After your planning appointment, your radiographers will take you to the Gamma Knife treatment room. You’ll be helped into position on the treatment couch and your head will be held in place with your head frame or face mask again. If you’re wearing a face mask, a marker will be placed on the tip of your nose once the mask is in place. Your radiographer will confirm you’re set up correctly for treatment.
When you’re ready, your radiographers will leave the room, but you’ll still be able to talk to them throughout the treatment via an intercom. The bed will move inside the Gamma Knife machine through an open door and treatment will begin. If you have metastatic cancer and are having more than one metastasis treated, the bed will automatically move you into position between each target site.

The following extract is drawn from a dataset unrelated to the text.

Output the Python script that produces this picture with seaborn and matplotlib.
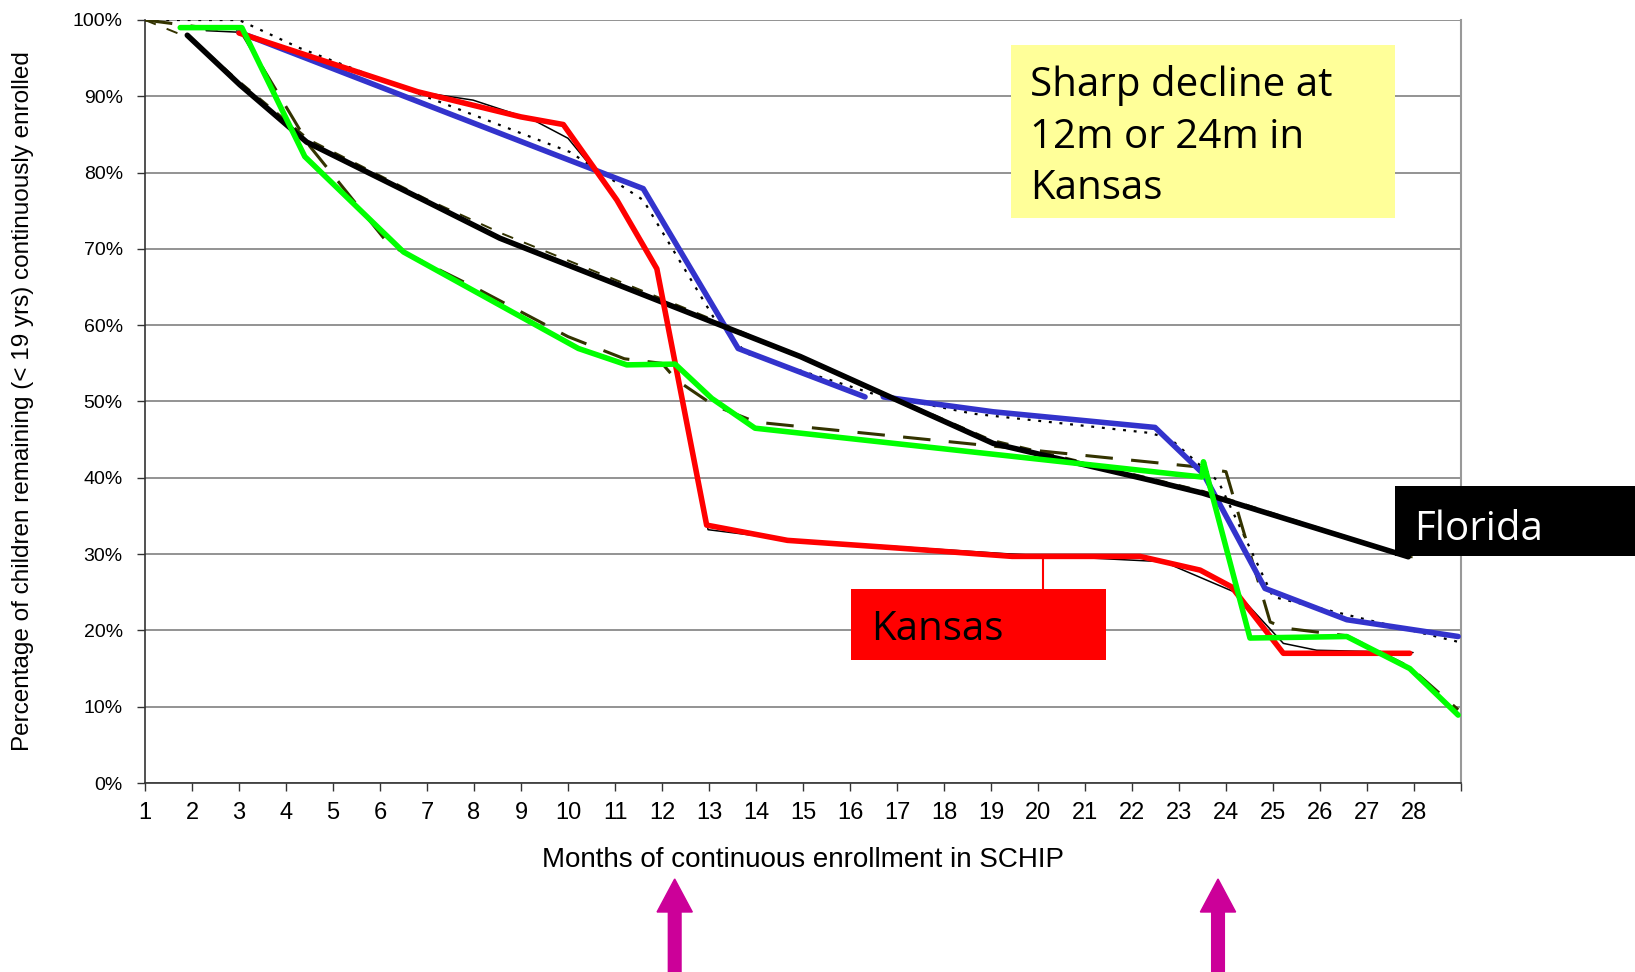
import matplotlib
matplotlib.use("Agg")
import matplotlib.pyplot as plt
from matplotlib.patches import Rectangle, FancyArrow
from matplotlib.transforms import blended_transform_factory
import numpy as np
import seaborn as sns

# ---- data (month, % still enrolled) ----
# Kansas, thick red line
kansas_x = [3.0, 6.8, 9.0, 9.9, 11.04, 11.89, 12.95, 14.67, 17.0, 19.45, 22.17, 23.45, 24.12, 25.22, 27.91]
kansas_y = [98.3, 90.6, 87.3, 86.3, 76.4, 67.4, 33.8, 31.8, 30.8, 29.7, 29.7, 27.9, 25.7, 17.0, 17.0]
# thin black line following Kansas
kansas_thin_x = [2.3, 3.0, 6.8, 7.98, 9.26, 10.0, 11.0, 11.9, 12.98, 14.67, 19.45, 22.67, 24.23, 25.22, 25.93, 27.98]
kansas_thin_y = [98.6, 98.4, 90.6, 89.5, 86.9, 84.5, 77.0, 67.4, 33.2, 31.9, 30.0, 29.0, 24.9, 18.3, 17.4, 17.1]

# blue line (gap between 16.3 and 16.7 months)
blue_x = [3.0, 9.83, 11.6, 13.62, 16.32, np.nan, 16.71, 19.05, 22.49, 23.52, 24.83, 26.57, 28.94]
blue_y = [98.4, 82.1, 77.9, 56.95, 50.6, np.nan, 50.6, 48.65, 46.6, 40.5, 25.5, 21.4, 19.2]
# dotted line following blue
blue_thin_x = [1.0, 3.0, 4.3, 10.04, 11.6, 13.09, 13.8, 16.5, 18.62, 22.35, 22.8, 23.84, 25.0, 28.94]
blue_thin_y = [100.0, 100.0, 96.3, 82.7, 76.4, 61.1, 56.3, 51.0, 48.4, 45.9, 45.2, 39.5, 24.4, 18.5]

# green line
green_x = [1.75, 3.06, 4.4, 6.5, 10.22, 11.25, 12.28, 13.06, 13.98, 23.49, 23.52, 24.51, 26.57, 27.91, 28.94]
green_y = [99.0, 99.0, 82.1, 69.6, 56.95, 54.8, 54.9, 50.4, 46.5, 40.1, 42.1, 19.0, 19.2, 15.0, 8.9]
# dashed line following green
green_thin_x = [1.0, 2.0, 3.05, 4.5, 6.2, 8.0, 10.0, 11.2, 12.0, 12.31, 13.1, 14.0, 23.44, 24.0, 24.94, 25.25, 26.57, 27.91, 28.94]
green_thin_y = [100.0, 99.2, 98.4, 83.5, 70.5, 65.0, 58.5, 55.6, 55.0, 52.8, 49.5, 47.3, 41.4, 40.8, 21.1, 20.3, 19.3, 15.2, 9.6]

# Florida, thick black line
florida_x = [1.9, 3.02, 4.44, 7.06, 8.55, 13.33, 14.94, 19.05, 22.38, 23.5, 27.88]
florida_y = [98.0, 91.5, 84.0, 76.0, 71.4, 59.8, 55.9, 44.5, 39.7, 38.0, 29.65]
# dashed line following Florida
florida_thin_x = [1.0, 2.0, 3.0, 4.5, 7.0, 8.6, 13.3, 19.0, 23.5, 28.0]
florida_thin_y = [100.0, 97.5, 92.0, 84.3, 76.5, 72.0, 60.2, 45.0, 38.3, 29.5]

month_ticks = list(range(1, 30))
month_labels = [str(m) for m in range(1, 29)] + [""]
pct_ticks = list(range(0, 101, 10))
pct_labels = [f"{p}%" for p in pct_ticks]

note_lines = ["Sharp decline at", "12m or 24m in", "Kansas"]
arrow_months = [12.27, 23.83]

sns.set_style("white")
plt.rcParams['font.family'] = ['Liberation Sans', 'DejaVu Sans']

fig = plt.figure(figsize=(16.35, 9.72), dpi=100)
ax = fig.add_axes([145 / 1635, 1 - 783 / 972, 1316 / 1635, 763 / 972])


def draw(x, y, **kw):
    x = np.asarray(x, float)
    y = np.asarray(y, float)
    cuts = np.where(np.isnan(x))[0]
    for sx, sy in zip(np.split(x, cuts), np.split(y, cuts)):
        ok = ~np.isnan(sx)
        sns.lineplot(x=sx[ok], y=sy[ok], ax=ax, sort=False, estimator=None, **kw)


olive = '#333300'
# thin companion lines
draw(kansas_thin_x, kansas_thin_y, color='black', linewidth=1.1, zorder=3)
draw(blue_thin_x, blue_thin_y, color='black', linewidth=1.6, linestyle=(0, (1.3, 3.5)), zorder=3)
draw(green_thin_x, green_thin_y, color=olive, linewidth=2.2, linestyle=(0, (9, 6)), zorder=3)
draw(florida_thin_x, florida_thin_y, color=olive, linewidth=1.4, linestyle=(0, (6, 6)), zorder=3)

# thick lines
draw(blue_x, blue_y, color='#3333CC', linewidth=4, zorder=4)
draw(florida_x, florida_y, color='black', linewidth=4, zorder=4)
draw(kansas_x, kansas_y, color='#FF0000', linewidth=4, zorder=4)
draw(green_x, green_y, color='#00FF00', linewidth=4, zorder=4)

ax.set_xlim(1, 29)
ax.set_ylim(0, 100)
ax.set_xticks(month_ticks)
ax.set_xticklabels(month_labels, fontsize=17)
ax.set_yticks(pct_ticks)
ax.set_yticklabels(pct_labels, fontsize=14)
ax.tick_params(axis='both', direction='out', length=6, width=1, color='#333333',
               labelcolor='black', bottom=True, left=True)
ax.tick_params(axis='x', pad=8)
ax.tick_params(axis='y', pad=10)
ax.grid(axis='y', color='#808080', linewidth=1.2)
ax.set_axisbelow(True)
ax.spines['top'].set_visible(False)
ax.spines['right'].set_color('#999999')
ax.spines['right'].set_linewidth(1.5)
for side in ['left', 'bottom']:
    ax.spines[side].set_color('#333333')
    ax.spines[side].set_linewidth(1.2)

ax.set_xlabel("Months of continuous enrollment in SCHIP", fontsize=20, color='black')
ax.xaxis.set_label_coords(0.5, -0.101)
ax.xaxis.label.set_va('center')
ax.set_ylabel("Percentage of children remaining (< 19 yrs) continuously enrolled", fontsize=17.5,
              color='black')
ax.yaxis.set_label_coords(-0.0927, 0.5)
ax.yaxis.label.set_va('center')

box_font = dict(family=['Open Sans', 'DejaVu Sans'], fontsize=29)

# yellow note
ax.add_patch(Rectangle((19.43, 74.0), 8.17, 22.7, facecolor='#FFFF99', edgecolor='none', zorder=6))
for line, base in zip(note_lines, [90.1, 83.2, 76.6]):
    ax.text(19.83, base, line, color='black', va='baseline', ha='left', zorder=7, **box_font)

# Kansas label
ax.plot([20.1, 20.1], [29.7, 25.4], color='#FF0000', linewidth=1.5, zorder=5)
ax.add_patch(Rectangle((16.02, 16.1), 5.43, 9.3, facecolor='#FF0000', edgecolor='none', zorder=6))
ax.text(16.45, 18.7, "Kansas", color='black', va='baseline', ha='left', zorder=7, **box_font)

# Florida label
ax.add_patch(Rectangle((27.6, 29.7), 6.0, 9.2, facecolor='black', edgecolor='none', zorder=6,
                       clip_on=False))
ax.text(28.0, 31.8, "Florida", color='white', va='baseline', ha='left', zorder=7,
        clip_on=False, **box_font)

# magenta arrows under the axis
trans = blended_transform_factory(ax.transData, fig.transFigure)
tip = 1 - 879 / 972
for m in arrow_months:
    arr = FancyArrow(m, -0.02, 0, tip + 0.02, width=0.27, head_width=0.75,
                     head_length=33 / 972, length_includes_head=True,
                     color='#CC0099', transform=trans)
    fig.add_artist(arr)

fig.savefig("out.png", dpi=100)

You won’t be able to feel the Gamma Knife treatment and it may take anywhere between 30 minutes and four hours, depending on the size and location of your tumour.
When the Gamma Knife treatment has finished, your radiographer will come back into the room and help you off the couch. If you have a head frame, it’ll be removed and you’ll be able to go back to your room to rest.
You may feel sick or have a headache for a few hours after your treatment. If you’re feeling unwell or your appointment was later in the day, you may be asked to stay overnight, but you should be back to your normal activities the next day. In some instances, patients can have fractionated treatments which may be three or five sessions over several days, this will discussed with you at your consultation if necessary.
Your doctor will let you know what your follow-up schedule will be, depending on the number, size, location and prognosis of your tumours.
Usually, a member of your care team will call you to check on your recovery around a week after your Gamma Knife treatment. Depending on your diagnosis, you’ll then have a review two to three months later (metastatic cancer) or six months later (benign tumour) with your consultant and a follow-up MRI of your brain to see how the treatment has worked.
Gamma Knife side effects
All treatments carry the risk of some side effects, however, you can expect fewer side effects with stereotactic radiosurgery (SRS) than conventional radiotherapy because its greater accuracy means that the risk of damage to healthy brain tissue is lower.*
Not everyone experiences side effects but your risk may be affected by your general health, other treatments you’ve had and the location of your lesion or tumour.
If you do experience some changes after treatment, your care team will advise you on the best way to deal with them.
* Risk of seizures is slightly increased after treatment but usually only affects people who have a history of seizures. Ask your medical team for advice. If you have a seizure for the first time, go straight to your nearest hospital’s accident and emergency department.
These usually disappear within two to four weeks of treatment:
- Pin site pain
- Nausea and/or vomiting
- Seizures (fits)*
- Temporary worsening of your symptoms
- Allergic reaction to MRI contrast agent
Around 10% of people notice side effects months, or even years, after SRS. These are related to the treatment area within the brain and may include:
- Local hair loss
- Hearing loss
- Loss of brain function
- Memory loss
- Pituitary gland damage
- Radiation damage to the normal brain
- Visual impairment
- Secondary cancer years later, though this is rare
Up to half of these side effects can be successfully treated. It’s important that you attend your follow-up visits and scans so we can identify and treat any problems as soon as possible.
If you have a brain tumour, you may have to notify the DVLA. You may not be allowed to drive for a certain period of time depending on the type of tumour and treatment received. Your doctor can advise you further.